Blowing Bubbles with Toilet Paper Roll Dispensers

Madeline slammed the bedroom door against the door wall and dramatically glided into my room.  For much of the afternoon, I had been lost in contemplation.  The day before, a friend had threatened suicide.  She lives thousands of miles away from me, and the only thing I could do to help her was to call the police in her city.  Now she is furious, and keeps finding new and creative ways to tell me just how furious.  As she burst into my room, my eldest child managed to grab my attention with a most unusual pronouncement: “Mom!!  Come quick!  Jim and Ben are sinking the Titanic in the downstairs bathroom and there is water everywhere!”

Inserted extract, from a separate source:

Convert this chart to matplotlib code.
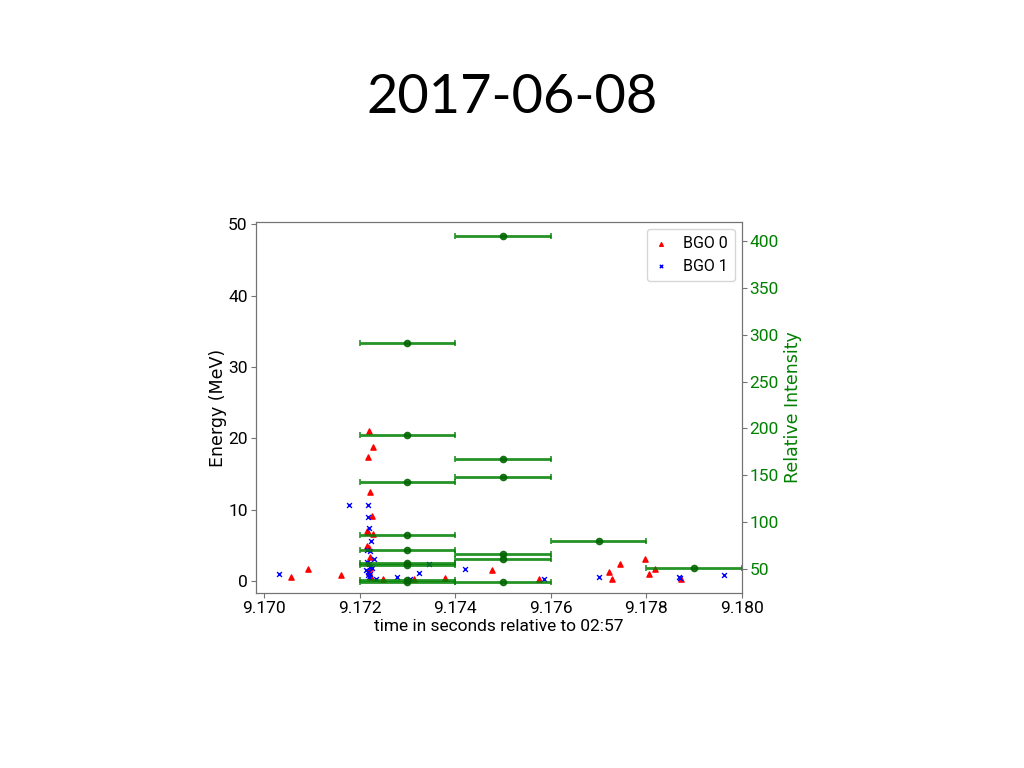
import matplotlib
matplotlib.use('Agg')
import matplotlib.pyplot as plt

# BGO 0 (red triangles): time (s) and energy (MeV)
bgo0_t = [9.17057, 9.17091, 9.17160, 9.17219, 9.17227, 9.17218, 9.17221, 9.17226,
          9.17216, 9.17218, 9.17227, 9.17215, 9.17220, 9.17222, 9.17224, 9.17218,
          9.17222, 9.17220, 9.17248, 9.17314, 9.17378, 9.17476, 9.17575, 9.17721,
          9.17728, 9.17745, 9.17796, 9.17805, 9.17819, 9.17873]
bgo0_e = [0.6, 1.6, 0.8, 21.0, 18.7, 17.3, 12.5, 9.1,
          7.0, 6.8, 6.6, 4.9, 4.6, 3.4, 0.6, 2.6,
          1.8, 1.2, 0.3, 0.3, 0.4, 1.5, 0.25, 1.2,
          0.25, 2.3, 3.1, 0.9, 1.6, 0.25]

# BGO 1 (blue crosses)
bgo1_t = [9.17032, 9.17177, 9.17218, 9.17217, 9.17220, 9.17224, 9.17215, 9.17222,
          9.17230, 9.17216, 9.17219, 9.17221, 9.17225, 9.17214, 9.17218, 9.17222,
          9.17217, 9.17220, 9.17235, 9.17279, 9.17305, 9.17325, 9.17346, 9.17420,
          9.17586, 9.17700, 9.17869, 9.17871, 9.17963]
bgo1_e = [0.9, 10.6, 10.6, 8.9, 7.4, 5.6, 4.3, 4.2,
          3.1, 2.6, 2.3, 2.0, 1.8, 1.5, 1.2, 1.0,
          0.8, 0.6, 0.25, 0.5, 0.3, 1.1, 2.4, 1.7,
          0.3, 0.6, 0.6, 0.4, 0.8]

# relative intensity per 2 ms bin
bin_t = [9.173] * 9 + [9.175] * 6 + [9.177, 9.179]
bin_i = [291, 193, 143, 86, 70, 56, 54, 38, 36,
         405, 167, 148, 66, 61, 36,
         80, 51]
bin_w = 0.001

narrow = ['Roboto', 'DejaVu Sans']

fig = plt.figure(figsize=(10.24, 7.68), dpi=100)
ax = fig.add_axes([0.25, 0.2279, 0.4746, 0.4830])
ax2 = ax.twinx()

ax.scatter(bgo0_t, bgo0_e, marker='^', color='red', s=14, label='BGO 0', zorder=3)
ax.scatter(bgo1_t, bgo1_e, marker='x', color='blue', s=12, linewidths=1, label='BGO 1', zorder=3)

ax2.errorbar(bin_t, bin_i, xerr=bin_w, fmt='o', color='darkgreen', ecolor='green',
             elinewidth=2, capsize=2, capthick=1.2, markersize=4.5, alpha=0.85)

ax.set_xlim(9.16983, 9.180)
ax.set_ylim(-1.7, 50.3)
ax2.set_ylim(24.4, 420.3)

ax.set_xticks([9.170, 9.172, 9.174, 9.176, 9.178, 9.180])
ax.set_xticklabels(['9.170', '9.172', '9.174', '9.176', '9.178', '9.180'])
ax.set_yticks([0, 10, 20, 30, 40, 50])
ax2.set_yticks([50, 100, 150, 200, 250, 300, 350, 400])

for lab in ax.get_xticklabels() + ax.get_yticklabels():
    lab.set_family(narrow)
    lab.set_fontsize(12.5)
for lab in ax2.get_yticklabels():
    lab.set_family(narrow)
    lab.set_fontsize(12.5)
    lab.set_color('green')

ax.set_xlabel('time in seconds relative to 02:57', family=narrow, fontsize=12.5, labelpad=2)
ax.set_ylabel('Energy (MeV)', family='DejaVu Sans', fontsize=12.5, labelpad=1)
ax2.set_ylabel('Relative Intensity', family='DejaVu Sans', fontsize=12.5,
               color='green', labelpad=4)

for a in (ax, ax2):
    for sp in a.spines.values():
        sp.set_color('0.45')
ax.tick_params(colors='0.45', labelcolor='black', pad=2.5)
ax2.tick_params(axis='y', colors='0.45', labelcolor='green', pad=2)

leg = ax.legend(loc='upper right', prop={'family': narrow, 'size': 11.5},
                markerscale=0.7, handlelength=0.8, handletextpad=1.0, borderpad=0.45,
                labelspacing=0.45, borderaxespad=0.45)

fig.text(0.5, 0.873, '2017-06-08', ha='center', va='center',
         family=['Lato', 'DejaVu Sans'], fontsize=39)

fig.savefig('out.png', dpi=100)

Hastily I threw the papers I’d been editing in the general direction of my desk and ran downstairs.  I heard Jim and Ben laughing uproariously and planning their next stunt.  “Hey Jim,” Ben cried, “Watch this!”  I ducked my head in around the corner and my jaw dropped not so much at the water dripping from sink to linoleum, but more so from the strange gurgling sounds coming from Jim’s mouth.

Something hung out of Ben’s mouth and I realized he was sucking or blowing on something.  Oh please God don’t let it be the toilet bowl brush.  One time I caught Ben chewing on the toilet bowl brush when he was a baby and I was sure he was going to die of some infectious disease.  I sighed in relief when my eyes scanned around the bathroom and settled on the still-intact toilet bowl brush.  Whew.  No need to got to the hospital.  Innocuously enough I suppose, my sons had removed the toilet paper roll from the dispenser and filled the sink with water. Then they pretended they were scuba diving around the capsized Titanic by blowing bubbles through the toilet paper cylinder into the sink.  It was weird and disgusting and ingenious and I snapped a few pictures.

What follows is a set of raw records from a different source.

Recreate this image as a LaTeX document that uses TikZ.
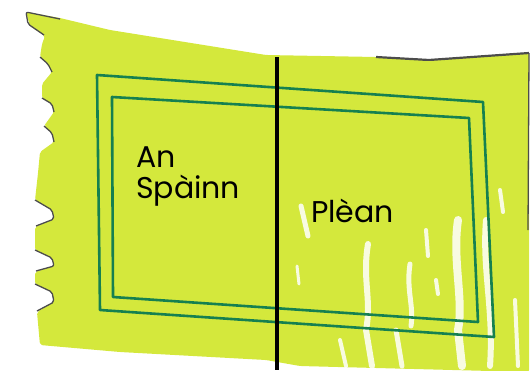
\documentclass[tikz,border=0pt]{standalone}
\usepackage{fontspec}
\newfontfamily\handfont{Poppins}
\definecolor{paper}{RGB}{212,232,60}
\definecolor{ink}{RGB}{22,128,80}
\tikzset{
  frame/.style={ink, line width=2.6pt, line join=round},
  streak/.style={white, line cap=round, opacity=0.85},
  tear/.style={black!70, line width=1.3pt, line join=round, rounded corners=2pt},
  place/.style={font=\handfont\fontsize{30}{31}\selectfont, anchor=base west, inner sep=0pt, align=left}
}
\begin{document}
\begin{tikzpicture}[x=1pt,y=-1pt]
        \useasboundingbox (0,0) rectangle (532,370);
        % paper
        \fill[paper, rounded corners=2pt] (26,12) -- (60,18) -- (110,30) -- (266,55) -- (376,57) -- (429,60) -- (529,53) -- (529,372) -- (300,366) -- (266,360) -- (120,352) -- (40,345)
          -- (37,312) -- (54,302) -- (52,292) -- (35,284) -- (35,272) -- (54,266) -- (52,258) -- (35,250) -- (35,227) -- (54,219) -- (52,210) -- (35,200)
          -- (38,173) -- (40,152) -- (54,142) -- (52,133) -- (44,126) -- (54,112) -- (52,104) -- (42,98) -- (42,84) -- (52,72) -- (48,64) -- (40,57) -- (42,44) -- (45,36) -- (30,26) -- cycle;
        % torn edges
        \draw[tear] (60,19) -- (26,12) -- (28,24) -- (44,35);
        \draw[tear] (35,200) -- (52,210) -- (54,219) -- (36,226);\draw[tear] (35,250) -- (52,258) -- (54,266) -- (36,271);\draw[tear] (35,284) -- (52,292) -- (54,302) -- (37,311);
        \draw[tear] (40,57) -- (48,64) -- (52,72);\draw[tear] (42,98) -- (52,104) -- (54,112);\draw[tear] (44,126) -- (52,133) -- (54,142);
        \draw[tear, line width=2.2pt] (376,57) -- (429,60) -- (529,53);\draw[tear] (529,53) -- (528,230);
        % streaks
        \draw[streak, line width=5pt] (301,206) -- (308,236);\draw[streak, line width=3pt] (297,266) -- (299,284);
        \draw[streak, line width=6pt] (368,244) .. controls (362,280) and (372,300) .. (366,330) -- (372,366);
        \draw[streak, line width=5pt] (410,264) .. controls (406,290) and (414,305) .. (411,326);\draw[streak, line width=4pt] (426,230) -- (428,256);
        \draw[streak, line width=4pt] (436,280) -- (438,294);\draw[streak, line width=5pt] (396,330) -- (402,366);
        \draw[streak, line width=8pt] (458,220) .. controls (452,260) and (464,300) .. (458,330) -- (462,366);
        \draw[streak, line width=6pt] (486,220) .. controls (482,270) and (494,310) .. (490,366);\draw[streak, line width=4pt] (500,190) -- (503,212);
        \draw[streak, line width=4pt] (340,340) -- (346,366);\draw[streak, line width=4pt] (515,300) -- (518,366);
        % frames
        \draw[frame] (97,75) -- (483,102) -- (494,337) -- (100,310) -- cycle;
        \draw[frame] (112,97) -- (469,118) -- (478,322) -- (113,297) -- cycle;
        % middle line
        \coordinate (cuttop) at (277,57);\coordinate (cutbot) at (277,370);
        \draw[line width=4pt] (cuttop) -- (cutbot);
        % places
        \node[place] (spain) at (136,198) {An\\Spàinn};
        \node[place] (plane) at (311,222) {Plèan};
\end{tikzpicture}
\end{document}
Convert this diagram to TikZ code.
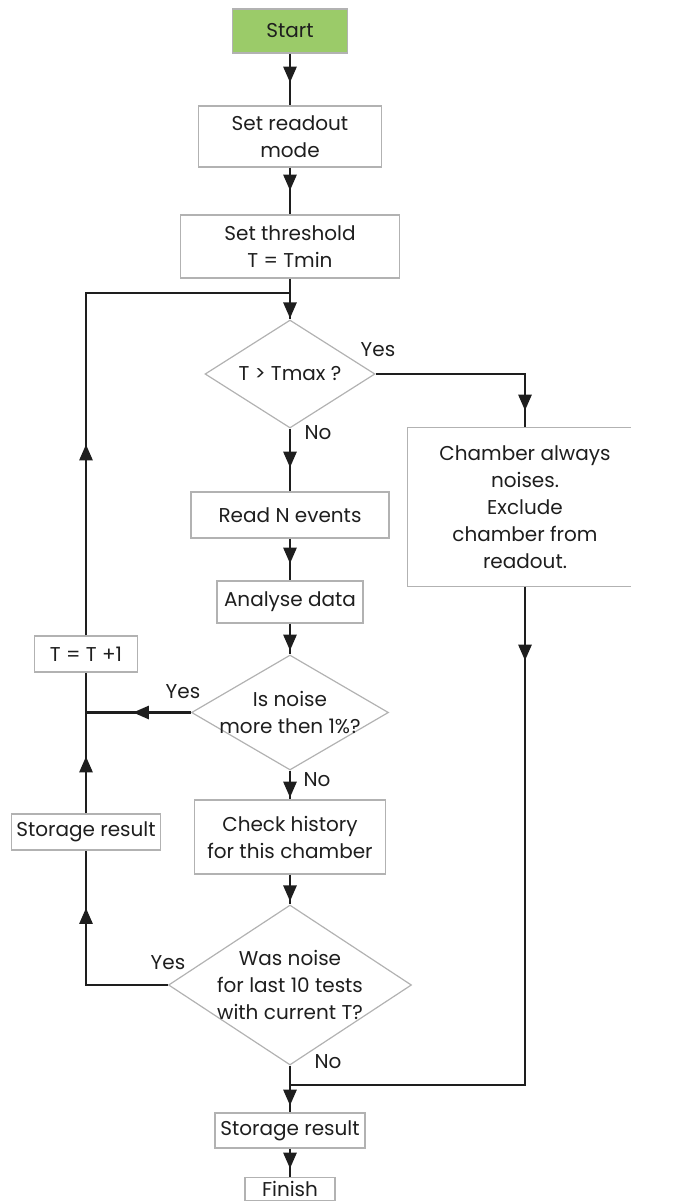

Why take pictures of my children behaving crazily? I leave the analysis up to a friend, C.N.:

For the billionth time, I experience a flicker of abject gratitude that my childhood preceded the social media revolution. And for the billionth time, I’m grateful that my (alleged) adulthood coincided with the social media revolution, allowing me to enjoy things like the spectacle of online friends’ kids blowing bubbles in the sink with toilet paper rolls.

This time it was my kids blowing the bubbles, but who knows?  Maybe next time it will be someone else’s kids creating the happy madness.

A few minutes later, I too was laughing loudly at my winsome children playing with everyday bathroom supplies.  My husband walked in from work carrying his briefcase and looking all grownup in his grey overcoat and grey suit, and he tried not to smile at the puddle of water in the powder room.  I stood on top of the toilet pretending I was the captain of the Titanic. The children blew bubbles with the toilet paper rolls and floated tissue paper in the sink. “It’s land,” Ben cried. Jim giggled hysterically. Madeline exclaimed, “Tidal wave!!!”  I caught her on film yelling, and as tired and dispirited as I had felt earlier, I felt restored by our shared mirth.  And many bath towels later, the Titanic was dried off, and so were all of its crew members.

4 Comments on “Blowing Bubbles with Toilet Paper Roll Dispensers

  1. Oh yeah, looks much like my downstairs bathroom on many days! And I’ve only got the one boy. 🙂

    I love that this kind of thing gets to be shared!